HB291 would repeal statutory limits on optional property tax exemptions so municipalities can decide local exemptions. The Alaska Municipal League supported local control but urged safeguards (grandfathering, fiscal-impact measures, voter fatigue protections and uniform definitions).

Rep. Julie Colombe introduced HB291 on Feb. 24, a bill she described as intended to restore local control by repealing numerous statutes that prescribe which optional property tax exemptions municipalities may adopt.

"HB291 is about local control," Colombe told the committee, saying the bill would remove the process that currently requires municipalities to obtain state permission through separate legislation to adopt certain optional exemptions. She said the bill does not touch constitutional or mandatory exemptions and that municipalities would still have to adopt any new exemptions in local ordinance.

Nils Andreassen, executive director of the Alaska Municipal League (AML), praised the intent to empower local decision-making but cautioned the committee to consider implementation details.
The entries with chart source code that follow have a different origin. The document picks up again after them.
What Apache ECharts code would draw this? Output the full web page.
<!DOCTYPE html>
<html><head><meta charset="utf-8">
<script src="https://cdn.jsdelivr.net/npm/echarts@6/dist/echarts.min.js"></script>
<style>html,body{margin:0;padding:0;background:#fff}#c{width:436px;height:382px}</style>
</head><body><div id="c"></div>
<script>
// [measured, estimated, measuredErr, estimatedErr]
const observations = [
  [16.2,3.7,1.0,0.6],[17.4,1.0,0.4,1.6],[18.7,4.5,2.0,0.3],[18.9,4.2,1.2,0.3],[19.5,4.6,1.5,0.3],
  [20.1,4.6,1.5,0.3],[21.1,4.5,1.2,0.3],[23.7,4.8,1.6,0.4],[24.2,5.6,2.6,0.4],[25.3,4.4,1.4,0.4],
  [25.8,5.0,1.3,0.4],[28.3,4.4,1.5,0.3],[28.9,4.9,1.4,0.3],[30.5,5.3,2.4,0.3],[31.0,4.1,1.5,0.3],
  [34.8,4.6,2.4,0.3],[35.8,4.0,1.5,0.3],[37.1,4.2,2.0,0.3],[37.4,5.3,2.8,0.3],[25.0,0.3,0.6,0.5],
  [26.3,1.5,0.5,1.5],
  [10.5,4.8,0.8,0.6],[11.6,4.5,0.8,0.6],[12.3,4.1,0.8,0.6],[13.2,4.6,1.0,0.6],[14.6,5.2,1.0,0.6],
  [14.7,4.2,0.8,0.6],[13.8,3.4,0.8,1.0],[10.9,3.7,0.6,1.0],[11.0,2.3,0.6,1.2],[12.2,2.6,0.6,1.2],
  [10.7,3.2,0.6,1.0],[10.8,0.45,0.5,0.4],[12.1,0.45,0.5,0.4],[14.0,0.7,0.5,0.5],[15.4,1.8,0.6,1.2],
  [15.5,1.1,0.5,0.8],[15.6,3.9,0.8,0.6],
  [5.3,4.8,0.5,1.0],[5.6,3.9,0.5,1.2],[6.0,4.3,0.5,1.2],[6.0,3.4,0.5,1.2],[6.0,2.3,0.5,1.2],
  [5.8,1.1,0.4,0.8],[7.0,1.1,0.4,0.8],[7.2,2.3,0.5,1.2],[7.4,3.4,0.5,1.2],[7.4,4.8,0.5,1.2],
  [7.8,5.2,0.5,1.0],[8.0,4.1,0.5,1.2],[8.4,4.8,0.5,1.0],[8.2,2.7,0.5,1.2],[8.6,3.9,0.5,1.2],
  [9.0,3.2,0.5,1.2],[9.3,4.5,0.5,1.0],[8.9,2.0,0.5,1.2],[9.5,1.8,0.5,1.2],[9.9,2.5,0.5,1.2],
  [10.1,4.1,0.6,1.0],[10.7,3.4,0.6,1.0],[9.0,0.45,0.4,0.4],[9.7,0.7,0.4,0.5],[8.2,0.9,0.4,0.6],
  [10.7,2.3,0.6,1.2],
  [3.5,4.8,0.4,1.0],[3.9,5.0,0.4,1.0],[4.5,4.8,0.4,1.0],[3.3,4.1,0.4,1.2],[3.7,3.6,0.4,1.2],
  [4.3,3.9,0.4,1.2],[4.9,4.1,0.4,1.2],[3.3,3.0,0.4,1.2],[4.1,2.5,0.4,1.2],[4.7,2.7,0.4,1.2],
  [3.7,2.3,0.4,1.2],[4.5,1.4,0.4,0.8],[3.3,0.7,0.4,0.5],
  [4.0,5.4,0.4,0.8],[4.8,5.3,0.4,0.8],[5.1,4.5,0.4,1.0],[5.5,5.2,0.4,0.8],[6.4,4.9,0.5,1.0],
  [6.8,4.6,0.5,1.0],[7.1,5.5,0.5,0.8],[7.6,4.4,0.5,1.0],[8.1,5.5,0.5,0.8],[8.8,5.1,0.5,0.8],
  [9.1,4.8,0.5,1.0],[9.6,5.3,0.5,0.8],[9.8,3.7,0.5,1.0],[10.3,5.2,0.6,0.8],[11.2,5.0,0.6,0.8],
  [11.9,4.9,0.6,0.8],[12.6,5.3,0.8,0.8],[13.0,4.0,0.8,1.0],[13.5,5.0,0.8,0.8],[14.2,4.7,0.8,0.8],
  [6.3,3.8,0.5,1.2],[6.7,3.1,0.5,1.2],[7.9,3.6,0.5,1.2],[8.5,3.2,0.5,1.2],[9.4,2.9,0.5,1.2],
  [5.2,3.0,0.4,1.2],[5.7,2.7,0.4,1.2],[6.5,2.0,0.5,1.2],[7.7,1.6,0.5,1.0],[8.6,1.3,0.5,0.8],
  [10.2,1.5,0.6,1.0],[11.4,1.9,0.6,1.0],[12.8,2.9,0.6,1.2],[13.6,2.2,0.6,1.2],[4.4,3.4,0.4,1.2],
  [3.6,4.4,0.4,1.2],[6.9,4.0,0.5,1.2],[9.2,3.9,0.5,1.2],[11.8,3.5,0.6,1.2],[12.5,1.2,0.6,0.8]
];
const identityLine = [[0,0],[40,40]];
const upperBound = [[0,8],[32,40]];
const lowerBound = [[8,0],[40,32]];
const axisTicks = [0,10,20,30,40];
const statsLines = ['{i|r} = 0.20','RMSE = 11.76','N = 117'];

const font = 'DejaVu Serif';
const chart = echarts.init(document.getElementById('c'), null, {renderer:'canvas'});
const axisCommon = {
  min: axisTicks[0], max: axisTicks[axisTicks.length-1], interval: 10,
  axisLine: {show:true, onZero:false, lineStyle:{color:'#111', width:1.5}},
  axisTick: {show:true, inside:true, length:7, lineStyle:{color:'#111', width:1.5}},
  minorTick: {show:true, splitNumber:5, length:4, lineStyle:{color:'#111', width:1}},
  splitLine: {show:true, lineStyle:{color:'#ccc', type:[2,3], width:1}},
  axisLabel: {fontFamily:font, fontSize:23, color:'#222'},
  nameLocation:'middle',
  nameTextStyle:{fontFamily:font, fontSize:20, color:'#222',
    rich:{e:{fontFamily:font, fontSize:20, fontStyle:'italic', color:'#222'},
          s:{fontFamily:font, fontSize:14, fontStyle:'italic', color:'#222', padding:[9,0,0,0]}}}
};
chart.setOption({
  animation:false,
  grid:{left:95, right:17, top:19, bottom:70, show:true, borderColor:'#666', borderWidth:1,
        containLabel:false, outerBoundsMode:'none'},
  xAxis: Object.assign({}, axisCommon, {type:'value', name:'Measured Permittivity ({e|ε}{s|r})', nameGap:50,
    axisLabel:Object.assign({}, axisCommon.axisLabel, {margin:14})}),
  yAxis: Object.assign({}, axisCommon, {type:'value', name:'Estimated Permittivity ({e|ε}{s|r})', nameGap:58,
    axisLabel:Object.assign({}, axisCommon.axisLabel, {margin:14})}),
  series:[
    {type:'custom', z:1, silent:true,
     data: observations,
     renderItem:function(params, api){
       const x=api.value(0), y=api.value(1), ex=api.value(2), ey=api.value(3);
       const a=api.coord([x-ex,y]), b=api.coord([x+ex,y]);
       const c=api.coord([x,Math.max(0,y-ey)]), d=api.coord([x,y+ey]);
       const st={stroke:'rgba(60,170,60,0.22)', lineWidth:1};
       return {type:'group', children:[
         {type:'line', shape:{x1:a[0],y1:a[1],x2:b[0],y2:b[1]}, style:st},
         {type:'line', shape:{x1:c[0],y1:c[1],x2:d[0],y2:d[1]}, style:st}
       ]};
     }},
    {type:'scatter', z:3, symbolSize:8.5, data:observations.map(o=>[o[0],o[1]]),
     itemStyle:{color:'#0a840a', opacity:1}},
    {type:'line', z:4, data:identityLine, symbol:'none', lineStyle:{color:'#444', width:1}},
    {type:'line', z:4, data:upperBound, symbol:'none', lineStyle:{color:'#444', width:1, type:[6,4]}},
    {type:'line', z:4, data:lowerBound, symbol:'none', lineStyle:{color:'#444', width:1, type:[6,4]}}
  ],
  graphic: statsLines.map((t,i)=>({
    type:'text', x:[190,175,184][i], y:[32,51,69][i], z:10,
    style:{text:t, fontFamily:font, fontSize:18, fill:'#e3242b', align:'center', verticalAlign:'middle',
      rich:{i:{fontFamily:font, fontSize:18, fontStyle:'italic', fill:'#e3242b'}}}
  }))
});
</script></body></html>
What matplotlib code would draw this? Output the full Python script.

He urged the committee to think about voter fatigue tied to the bill's $75,000 voter-approval trigger, to consider alternatives such as a percentage-of-value or revenue-impact trigger, and to prepare local fiscal-impact tools (exempted assessed value, projected revenue loss, mill-rate impact). "Thinking through how you want to approach those exemptions, and avoid voter fatigue, is probably something you want to think about," Andreassen said.

Andreassen also recommended clarity on grandfathering or phase-out options for existing exemptions, guidance to avoid tax shocks for fixed-income households, uniform definitions to ensure a level playing field across jurisdictions, and possible caps on aggregate exemption impacts.

Committee members asked whether nonprofit exemptions would be affected. Andreassen said nonprofit exemptions are constitutional and mandatory and, as such, fall outside HB291's scope. He also said the bill would help municipalities design economic-opportunity exemptions locally if they chose to do so.

Rep. Colombe and committee leadership said HB291 will require additional work and invited further testimony from mayors and local officials; they did not advance the bill during the Feb. 24 hearing.

Next steps: the committee plans extended review and invited testimony on local fiscal impacts and ballot/administrative design before deciding whether to move the bill forward.